Irgendwie scheinen die schlechten Nachrichten für den Aktienmarkt nicht abzureißen. Es ist weiter ein Crash auf Raten. Bis auf 11 862 Punkte rutschte der Deutsche Aktienindex Dax in der letzten Septemberwoche ab. Es war der tiefste Stand seit November 2020. Auch wenn der Index am Freitag wieder die Marke von 12 000 Punkten übersprungen hat: Das Minus in diesem Jahr summiert sich auf rund 25 Prozent. Ein Ende der Tristesse ist nicht abzusehen.
Die Chef-Strategen der öffentlichen Banken zeichnen ein mehr als trübes Bild. Bis auf 11 000 Punkte könne es noch nach unten gehen, sagt Joachim Schallmeyer von der DekaBank.
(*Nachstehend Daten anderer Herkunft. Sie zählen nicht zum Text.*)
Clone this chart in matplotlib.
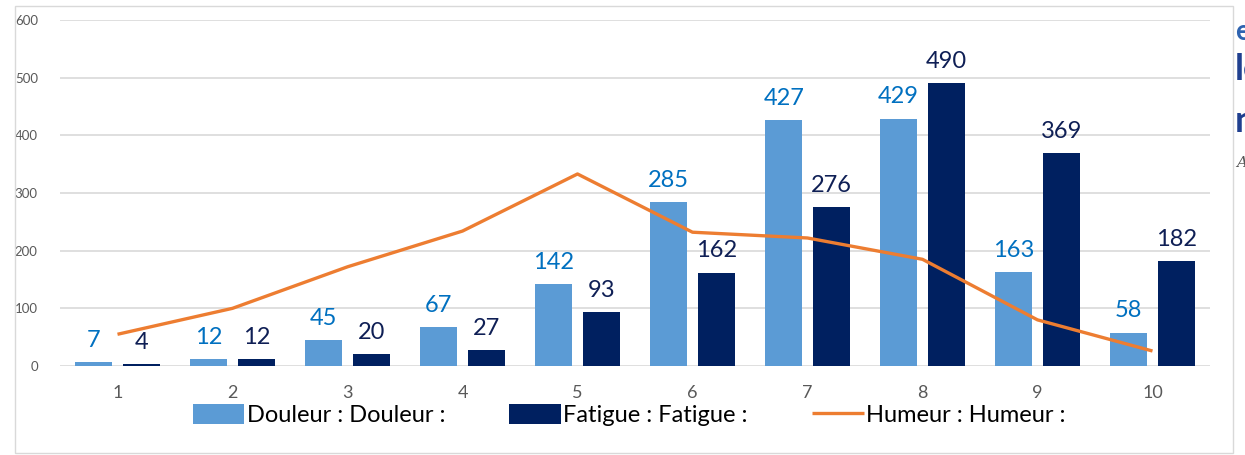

Uwe Streich von der Landesbank Band-Württemberg malt ein schlimmeres Szenario: Der Dax könne bis auf unter 9700 Zähler abstürzen. Bei 10 000 Punkten sieht Markus Reinwand von der Landesbank Hessen-Thüringen (Helaba) das Extremszenario.
An der Malaise ändert auch der erfolgreiche Börsengang von Porsche nichts. Anschläge auf Gas-Pipelines, zweistellige Inflationsraten, Zentralbanken weltweit im Zinserhöhungs-Rennen – Commerzbank-Chef-Volkswirt Jörg Krämer erwartet mittlerweile, dass die US-Notenbank Fed den Leitzins-Gipfel bei fünf Prozent sieht, die Europäische Zentralbank werde von derzeit 1,25 bis zum Frühjahr 2023 auf drei Prozent hochgehen. Dazu gesellen sich höchst bedenkliche Prognosen des Sachverständigenrates, das 200 Milliarden Euro schwere Energiepaket der Bundesregierung, der anhaltende Krieg in der Ukraine, die Annexionen.
„Wir gehen in die nächsten Monate mit großem Respekt“, sagt Schallmeyer. „An der hohen Unsicherheit wird sich auch im vierten Quartal nichts ändern“. Seine Kollegen sehen das ähnlich. „Uns steht ein heißer Herbst an den Aktienmärkten bevor – mit kräftigen Schwankungen und zwischenzeitlichen Kursrücksetzern“, umschreiben sie die Lage. Das Umfeld sei extrem schwierig. Und doch versuchen sie auch ein wenig Zuversicht zu verbreiten. „In den Kursen sind schon viele der aktuellen Risiken eingepreist“, sagt Helaba-Stratege Reinwand. Die Inflation werde im vierten Quartal ihren Höhepunkt erreichen, die Unternehmensgewinne seien robust.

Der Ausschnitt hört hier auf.